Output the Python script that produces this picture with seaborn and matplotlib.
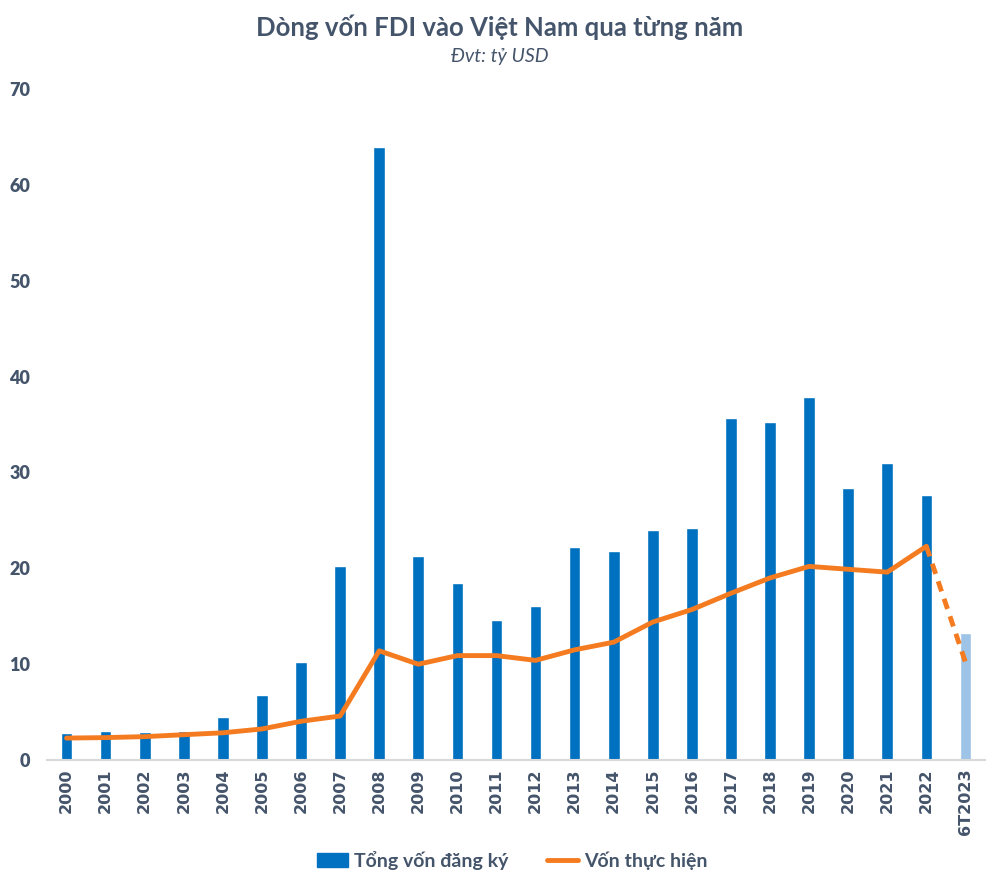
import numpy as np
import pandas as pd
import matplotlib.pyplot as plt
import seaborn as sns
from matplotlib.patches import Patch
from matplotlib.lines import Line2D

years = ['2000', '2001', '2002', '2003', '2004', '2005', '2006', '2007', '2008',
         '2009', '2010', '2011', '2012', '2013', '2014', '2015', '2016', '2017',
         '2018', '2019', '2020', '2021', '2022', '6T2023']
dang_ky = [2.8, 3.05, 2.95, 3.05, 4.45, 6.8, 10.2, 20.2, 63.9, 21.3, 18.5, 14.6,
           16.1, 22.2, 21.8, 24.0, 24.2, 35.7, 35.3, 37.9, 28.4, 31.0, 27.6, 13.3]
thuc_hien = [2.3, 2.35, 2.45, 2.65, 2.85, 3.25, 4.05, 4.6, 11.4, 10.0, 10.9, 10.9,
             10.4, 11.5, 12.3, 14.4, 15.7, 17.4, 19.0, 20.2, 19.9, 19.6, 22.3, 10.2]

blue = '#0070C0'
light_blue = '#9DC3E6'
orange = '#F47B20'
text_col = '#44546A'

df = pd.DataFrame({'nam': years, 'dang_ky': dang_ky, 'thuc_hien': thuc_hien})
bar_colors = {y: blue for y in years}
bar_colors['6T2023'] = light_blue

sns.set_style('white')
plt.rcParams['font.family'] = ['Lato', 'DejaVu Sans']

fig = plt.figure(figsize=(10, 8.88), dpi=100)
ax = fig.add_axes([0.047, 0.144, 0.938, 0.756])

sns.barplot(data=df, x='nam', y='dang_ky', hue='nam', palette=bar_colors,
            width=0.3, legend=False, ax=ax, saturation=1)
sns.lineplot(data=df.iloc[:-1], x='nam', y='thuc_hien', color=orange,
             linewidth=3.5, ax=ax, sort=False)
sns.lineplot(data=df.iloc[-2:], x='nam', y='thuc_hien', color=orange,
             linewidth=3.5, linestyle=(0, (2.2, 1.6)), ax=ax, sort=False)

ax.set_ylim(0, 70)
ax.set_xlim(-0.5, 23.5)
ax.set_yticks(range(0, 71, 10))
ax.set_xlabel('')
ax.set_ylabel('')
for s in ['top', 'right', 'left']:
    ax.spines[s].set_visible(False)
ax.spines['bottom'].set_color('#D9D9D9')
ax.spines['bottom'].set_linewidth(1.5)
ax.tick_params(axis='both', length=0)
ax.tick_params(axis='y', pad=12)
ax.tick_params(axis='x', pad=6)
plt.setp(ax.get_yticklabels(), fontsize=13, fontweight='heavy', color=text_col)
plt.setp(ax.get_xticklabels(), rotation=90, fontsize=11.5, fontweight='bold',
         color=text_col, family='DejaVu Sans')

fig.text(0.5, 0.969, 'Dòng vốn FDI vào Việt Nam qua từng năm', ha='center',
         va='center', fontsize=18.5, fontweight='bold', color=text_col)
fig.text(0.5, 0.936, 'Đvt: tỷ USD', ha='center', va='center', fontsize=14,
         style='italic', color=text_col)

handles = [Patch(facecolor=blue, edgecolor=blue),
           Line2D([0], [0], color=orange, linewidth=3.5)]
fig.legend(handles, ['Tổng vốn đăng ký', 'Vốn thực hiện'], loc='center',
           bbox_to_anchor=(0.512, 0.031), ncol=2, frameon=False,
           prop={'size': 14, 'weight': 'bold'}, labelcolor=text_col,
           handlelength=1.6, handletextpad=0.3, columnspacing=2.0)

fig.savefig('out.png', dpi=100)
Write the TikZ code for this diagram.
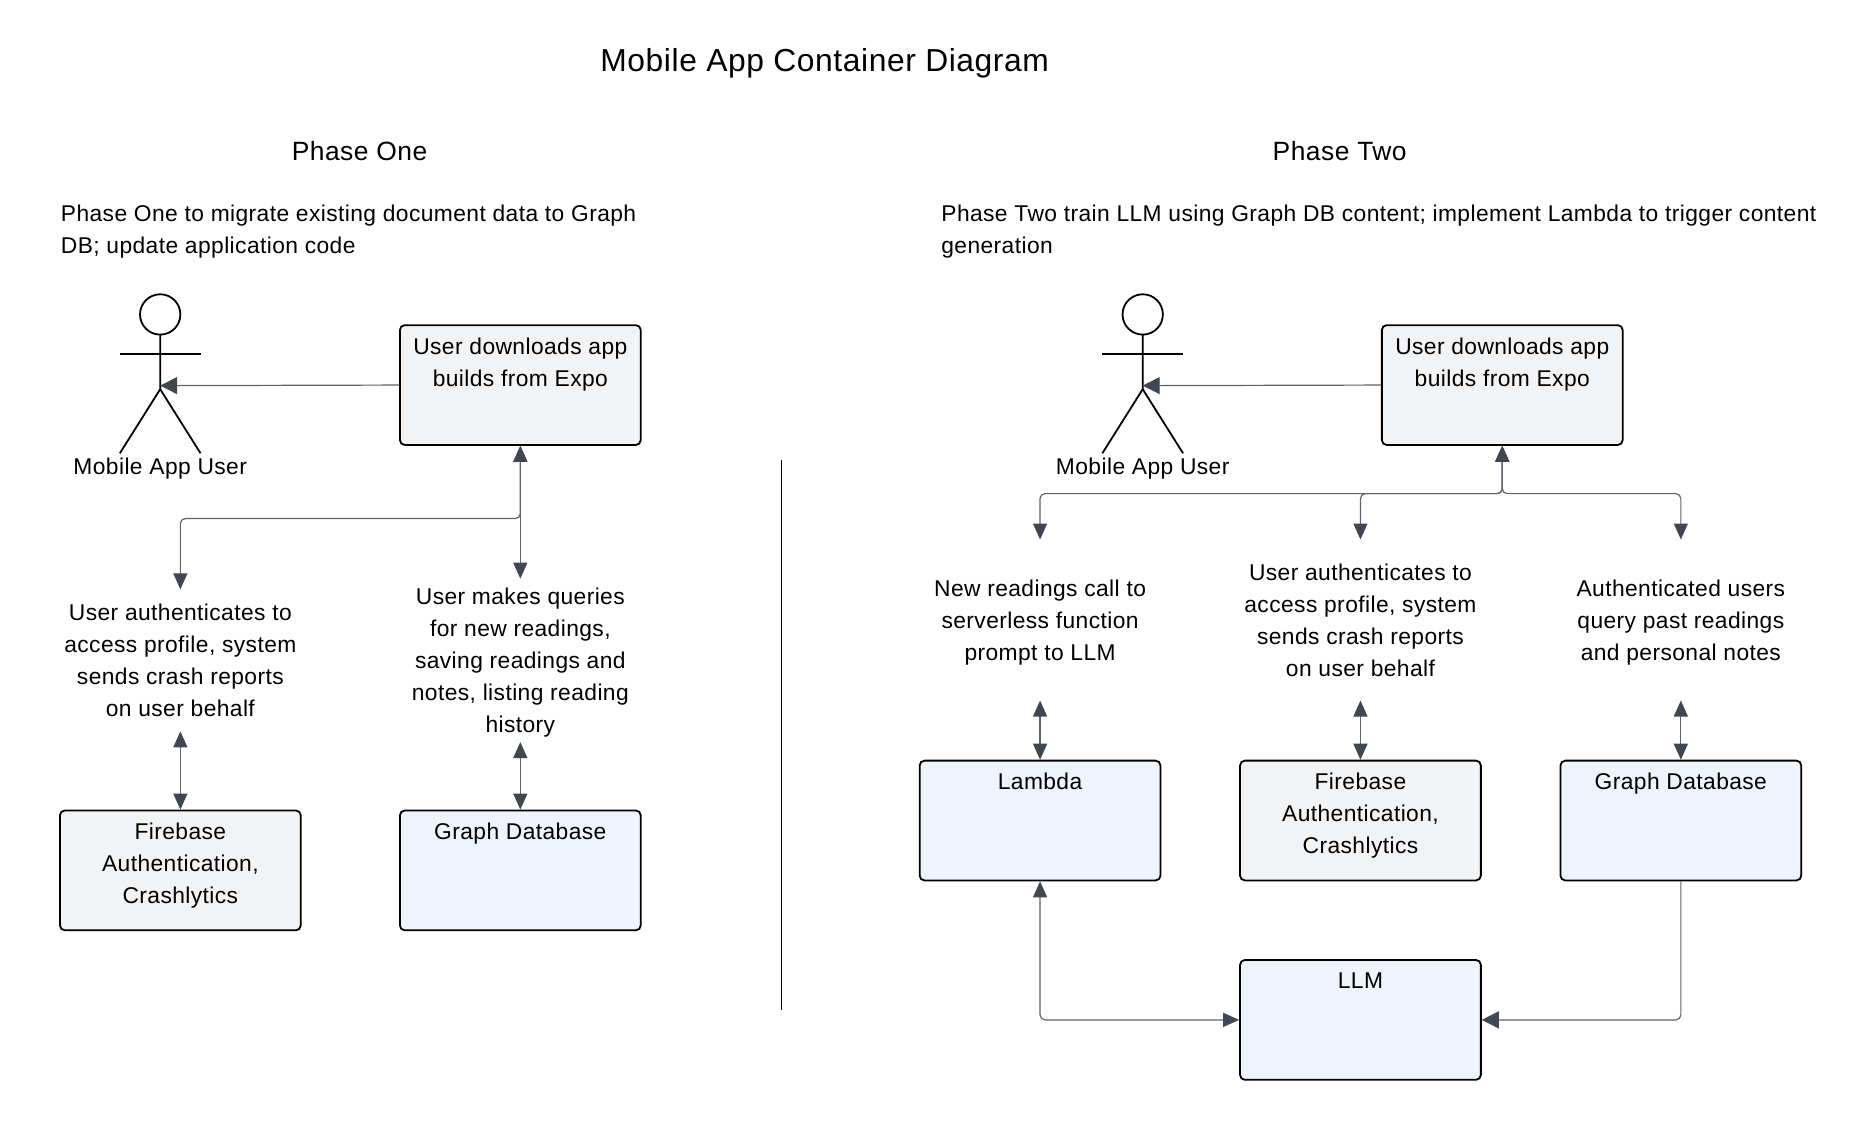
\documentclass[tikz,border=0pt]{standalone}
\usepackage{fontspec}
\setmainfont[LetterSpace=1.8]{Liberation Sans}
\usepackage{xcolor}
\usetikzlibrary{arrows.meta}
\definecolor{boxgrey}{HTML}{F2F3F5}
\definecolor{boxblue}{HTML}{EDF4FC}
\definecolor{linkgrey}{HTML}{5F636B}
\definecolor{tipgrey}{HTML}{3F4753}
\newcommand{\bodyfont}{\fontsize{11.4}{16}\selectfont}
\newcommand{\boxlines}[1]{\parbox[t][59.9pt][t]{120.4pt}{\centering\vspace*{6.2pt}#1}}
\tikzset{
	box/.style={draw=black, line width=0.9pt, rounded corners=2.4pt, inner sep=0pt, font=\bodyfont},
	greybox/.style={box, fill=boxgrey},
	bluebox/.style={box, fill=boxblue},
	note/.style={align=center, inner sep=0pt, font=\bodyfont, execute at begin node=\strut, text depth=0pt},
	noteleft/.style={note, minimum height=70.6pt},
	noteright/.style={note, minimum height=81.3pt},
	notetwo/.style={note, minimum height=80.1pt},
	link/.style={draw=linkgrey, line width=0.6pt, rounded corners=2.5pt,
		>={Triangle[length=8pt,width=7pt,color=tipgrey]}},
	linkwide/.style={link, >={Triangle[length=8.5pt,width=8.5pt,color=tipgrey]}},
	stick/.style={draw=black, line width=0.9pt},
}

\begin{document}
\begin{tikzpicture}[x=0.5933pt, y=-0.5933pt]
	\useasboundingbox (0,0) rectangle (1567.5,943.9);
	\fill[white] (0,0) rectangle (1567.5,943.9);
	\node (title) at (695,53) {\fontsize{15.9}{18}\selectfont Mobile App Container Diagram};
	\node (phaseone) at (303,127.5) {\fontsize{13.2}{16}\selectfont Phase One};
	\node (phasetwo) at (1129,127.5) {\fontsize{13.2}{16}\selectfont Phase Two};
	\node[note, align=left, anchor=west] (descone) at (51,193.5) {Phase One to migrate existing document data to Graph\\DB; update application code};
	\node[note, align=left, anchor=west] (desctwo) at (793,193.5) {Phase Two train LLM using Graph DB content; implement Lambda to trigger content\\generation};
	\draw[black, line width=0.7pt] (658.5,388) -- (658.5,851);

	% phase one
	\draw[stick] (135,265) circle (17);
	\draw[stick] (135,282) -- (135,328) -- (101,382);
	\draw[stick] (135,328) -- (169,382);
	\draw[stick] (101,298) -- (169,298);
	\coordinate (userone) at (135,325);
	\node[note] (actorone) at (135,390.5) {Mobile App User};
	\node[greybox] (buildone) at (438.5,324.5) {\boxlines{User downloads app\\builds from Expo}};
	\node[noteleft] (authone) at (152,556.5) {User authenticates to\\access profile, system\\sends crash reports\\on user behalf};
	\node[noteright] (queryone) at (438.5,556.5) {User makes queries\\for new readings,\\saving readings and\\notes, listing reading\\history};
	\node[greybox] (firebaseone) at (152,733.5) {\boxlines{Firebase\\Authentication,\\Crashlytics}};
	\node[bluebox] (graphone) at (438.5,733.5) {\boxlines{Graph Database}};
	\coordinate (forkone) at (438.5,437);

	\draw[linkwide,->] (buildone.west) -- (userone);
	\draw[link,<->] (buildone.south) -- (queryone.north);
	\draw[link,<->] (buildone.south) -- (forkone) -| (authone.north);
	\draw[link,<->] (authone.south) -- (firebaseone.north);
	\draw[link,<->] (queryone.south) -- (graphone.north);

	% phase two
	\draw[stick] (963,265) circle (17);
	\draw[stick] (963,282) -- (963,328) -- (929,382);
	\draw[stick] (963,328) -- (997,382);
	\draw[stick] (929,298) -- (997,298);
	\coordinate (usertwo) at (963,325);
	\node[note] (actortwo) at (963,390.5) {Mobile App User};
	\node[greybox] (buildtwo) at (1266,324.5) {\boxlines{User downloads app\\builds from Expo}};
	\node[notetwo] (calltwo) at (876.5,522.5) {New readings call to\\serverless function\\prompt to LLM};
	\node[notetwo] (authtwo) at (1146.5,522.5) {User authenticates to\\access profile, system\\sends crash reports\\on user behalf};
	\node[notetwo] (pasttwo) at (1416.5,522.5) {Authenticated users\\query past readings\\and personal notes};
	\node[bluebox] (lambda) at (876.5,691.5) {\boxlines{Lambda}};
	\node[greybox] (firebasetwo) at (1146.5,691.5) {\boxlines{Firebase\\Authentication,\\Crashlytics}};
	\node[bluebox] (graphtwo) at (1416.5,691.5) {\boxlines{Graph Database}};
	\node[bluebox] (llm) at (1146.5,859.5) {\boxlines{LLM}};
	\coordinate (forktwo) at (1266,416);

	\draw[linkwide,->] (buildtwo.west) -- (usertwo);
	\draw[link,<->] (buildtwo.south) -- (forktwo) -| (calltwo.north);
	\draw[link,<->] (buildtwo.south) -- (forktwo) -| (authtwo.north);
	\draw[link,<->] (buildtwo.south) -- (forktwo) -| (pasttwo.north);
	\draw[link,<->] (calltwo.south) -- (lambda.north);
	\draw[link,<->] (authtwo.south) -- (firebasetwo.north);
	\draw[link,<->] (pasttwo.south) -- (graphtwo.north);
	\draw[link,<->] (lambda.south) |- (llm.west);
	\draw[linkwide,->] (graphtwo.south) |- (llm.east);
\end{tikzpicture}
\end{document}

» What is asked
Restate each line from the start of the listing through the line bearing "from matplotlib.lines import Line2D" word for word. Drop the pictures.

» Solution to this task
Output the Python script that produces this picture with seaborn and matplotlib.
import numpy as np
import pandas as pd
import matplotlib.pyplot as plt
import seaborn as sns
from matplotlib.patches import Patch
from matplotlib.lines import Line2D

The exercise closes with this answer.